The gathered believers felt upset and refused to leave, they started singing hymns outside the church in the rain. At about 4:30 p.m., to humiliate the singing and praying believers, a 70-something villager brought two buckets of feces and put them among them. Unidentified people took photos of all the believers.
The newly-built church can seat 8,000 people and it is the biggest church in Xiangning County with a striking red cross on the top of this ¥8-million landmark building. A few months ago, a provincial official went to check on environmental issues in Xiangning. Upon entering the county, he saw the eye-catching red cross on the church building and asked local officials why the church was the very first thing one can see when entering the county.
Soon after, the county officials invited a Feng Shui expert to examine the village of Yingli. After the visit, the officials started claiming that the church building was to blame for the recent coal mine accidents in Xiangning. Some villagers took this information seriously and started hating the church and believers.

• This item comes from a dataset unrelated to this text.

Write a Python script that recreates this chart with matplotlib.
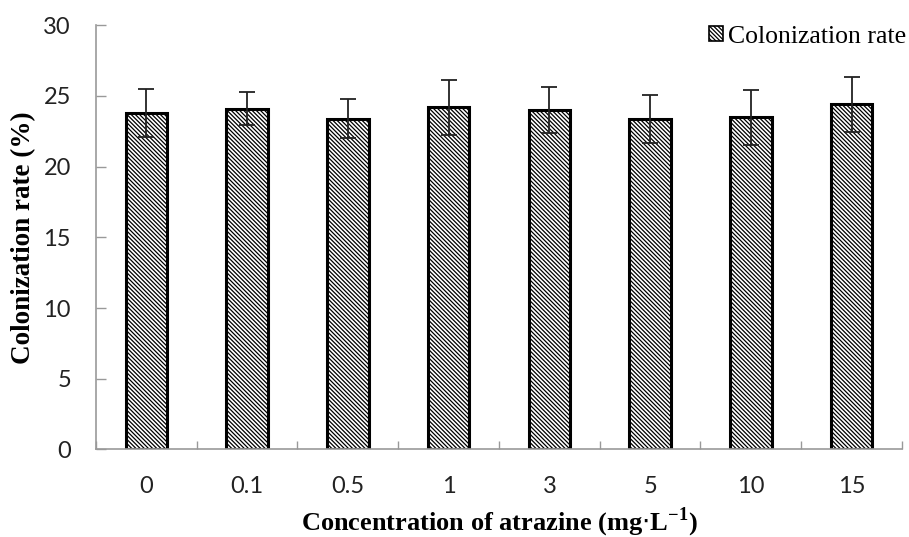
import matplotlib.pyplot as plt
import numpy as np

# Colonization rate at each atrazine concentration
concentrations = ['0', '0.1', '0.5', '1', '3', '5', '10', '15']
colonization = [23.8, 24.1, 23.4, 24.2, 24.0, 23.4, 23.5, 24.4]
errors = [1.7, 1.15, 1.35, 1.95, 1.6, 1.7, 1.95, 1.95]

plt.rcParams['hatch.linewidth'] = 0.9

fig = plt.figure(figsize=(9.09, 5.37), dpi=100)
ax = fig.add_axes([0.1056, 0.163, 0.8867, 0.79])

x = np.arange(len(concentrations))
ax.bar(x, colonization, width=0.41, color='white', edgecolor='black',
       linewidth=2.2, hatch='\\' * 8, label='Colonization rate', zorder=2)
ax.errorbar(x, colonization, yerr=errors, fmt='none', ecolor='#222222',
            elinewidth=1.3, capsize=6, capthick=1.3, zorder=3)

ax.set_xlim(-0.5, len(concentrations) - 0.5)
ax.set_ylim(0, 30)
ax.set_yticks(range(0, 31, 5))

# category ticks sit on the boundaries, labels in the middle
ax.set_xticks(np.arange(-0.5, len(concentrations), 1.0))
ax.set_xticklabels([])
ax.set_xticks(x, minor=True)
ax.set_xticklabels(concentrations, minor=True)
ax.tick_params(axis='x', which='major', direction='in', length=6,
               color='#999999', width=1)
ax.tick_params(axis='x', which='minor', length=0, pad=19,
               labelsize=17, labelcolor='#222222')
ax.tick_params(axis='y', direction='in', length=7, color='#999999',
               width=1, pad=18, labelsize=17, labelcolor='#222222')
for lab in ax.get_xticklabels(minor=True) + ax.get_yticklabels():
    lab.set_fontfamily('Lato')

for side in ('top', 'right'):
    ax.spines[side].set_visible(False)
for side in ('left', 'bottom'):
    ax.spines[side].set_color('#999999')
    ax.spines[side].set_linewidth(1.2)

ax.set_xlabel(r'Concentration of atrazine (mg$\cdot$L$^{\mathregular{-1}}$)',
              fontfamily='Liberation Serif', fontweight='bold', fontsize=19,
              labelpad=6)
ax.set_ylabel('Colonization rate (%)', fontfamily='Liberation Serif',
              fontweight='bold', fontsize=19.5, labelpad=5)

leg = ax.legend(loc='upper right', bbox_to_anchor=(1.024, 1.035), frameon=False,
                prop={'family': 'Liberation Serif', 'size': 18.5},
                handlelength=0.55, handleheight=0.55, handletextpad=0.2,
                borderpad=0.1)
for h in leg.legend_handles:
    h.set_linewidth(1.2)

fig.savefig('out.png', dpi=100)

On May 14, some villagers dumped piles of dirt right next to the gate of the church. On the morning of May 15, some of them hung a banner across the entrance and prevented believers from going inside. On the afternoon of May 16, some of them laid many bricks in front of the gate of the church.
A source revealed that on the morning of May 20, the villagers cut off the church’s power supply and stood guard around the church, not allowing the believers to enter or leave the building. The conflict between the villagers and the believers has not been settled up until now.